Archigram Paper One (1961). Two stapled sheets of paper (330 x 209 mm). This was produced in an edition of approximately 400 copies by Peter Cook and David Greene using an office duplicating machine.

The projects in the first issue, “Paper One,” are wild and sprawling, a “breakaway from graphpaper.” The words wind around and through the drawings; more poetry than essay, they lament:

the love is gone
The love is gone
The poetry in bricks is lost.
We want to drag into building some of the poetry of countdown,
orbital helmets, discord of mechanical body transportation methods
and leg walking

Initially the work of British architects David Greene, Peter Cook, and Michael Webb, Archigram announced an energetic, youthful architecture connected to the present and hopeful about the future, and much more fun than modernism. The roughly annual publication evolved over nine editions from 1961 to 1970; it became more refined but remained unpredictable, bold, and entertaining. Issue 3 on the theme of “Throw-Away Architecture” offered seven single-sided pages on hand-stapled bright yellow paper. Unfolding Amazing Archigram 4: Zoom Issue presented an array of colorful hand-cut pop-up “Entertainments Towers” by Cook, Warren Chalk, and Ron Herron. Inside the brilliant green Issue 9—the “fruitiest yet”—Archigram readers received a free packet of flower seeds stapled to page 11. Its sinuously printed pages in red, purple, green, brown, and orange ink on colored paper discuss the blending of machines and nature, global networks, instant cities, robot appliances, and “architecture in a state of flux.”

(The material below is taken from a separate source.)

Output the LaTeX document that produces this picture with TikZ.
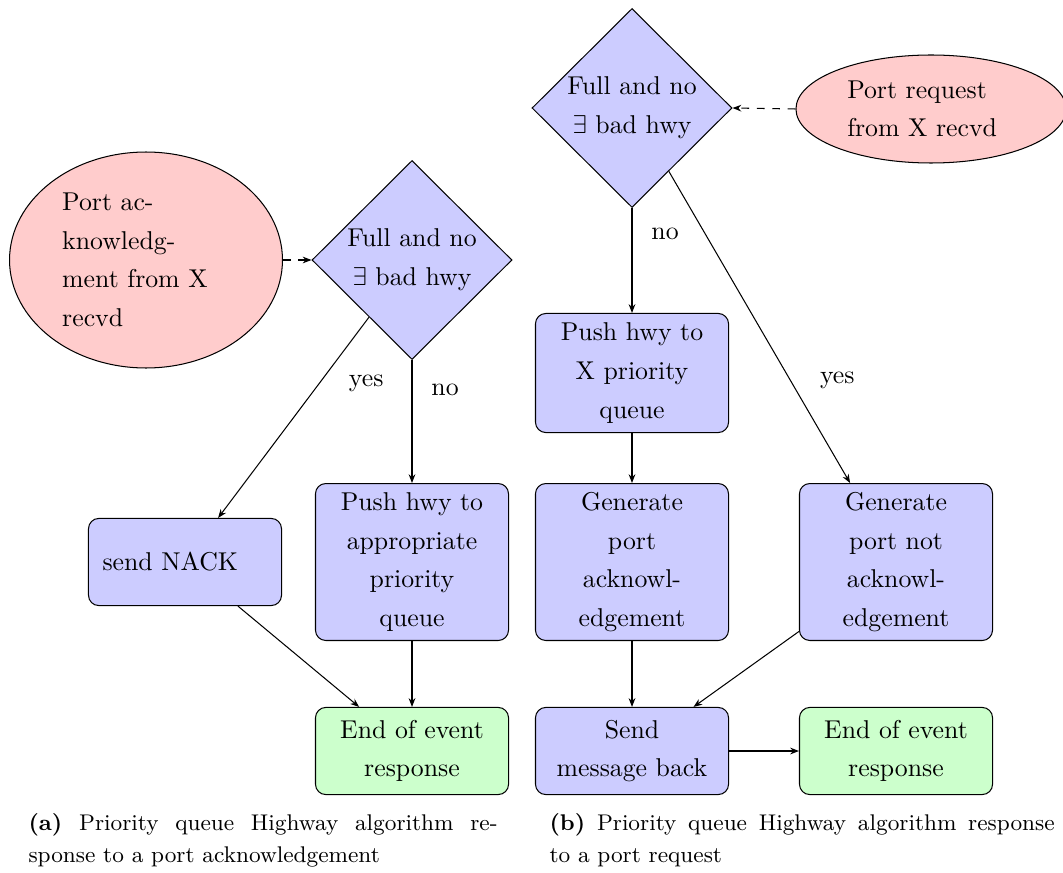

The Archigram collection includes related ephemera. Left: The Plug-in City by Priscilla Chapman. Right: A Clip-On Architecture by Reyner Banham from Architectural Design (November, 1965) and Forecasting Tomorrow’s World from the RIBA Journal (1967).

Soon, students and faculty at Harvard’s Graduate School of Design will be able to page through these astounding artifacts. GSD Special Collections has just acquired all nine full editions of Archigram and a large assembly of related ephemera—handwritten notes, cards, flyers, posters, newspaper clippings, magazines, and books.

Special Collection Archivist Ines Zalduendo notes that the acquisition is timely for the GSD because of students’ current fascinations: “This generation is really attracted to the 1960s visionaries. I see a comeback and an interest in visionary architecture. Just as important, the acquisition gives context to collections of other architectural icons already in the archives, especially Alison and Peter Smithson and Kenzō Tange.”

Interior pages of Amazing Archigram 4: Zoom Issue (1964), which was partly inspired by Roy Lichtenstein and sci-fi comics.

The early issues of Archigram, in particular, are rare and difficult to find, but M+ museum in Hong Kong also recently purchased the full archives. Handling the original issues, it becomes immediately clear how valuable they are as a physical collection. Archigram’s raw quality and variety can be fully appreciated: The red potato stamp, the hand-stapled pages, the manually cut pop-up, and the seed packet convey powerful impressions unavailable in online versions.

Although there are no plans yet for an Archigram exhibition, Zalduendo and Michelle Baildon, Collections Strategy Team Lead, hint that discussions are underway. Cataloging and preservation work will take a little time, but Baildon suggests that the collection will be accessible sometime in spring 2020. Then, GSD students will be able to page through the work of young visionaries from the 1960s and perhaps see themselves and the work of their generation in a similarly audacious, hopeful frame of mind.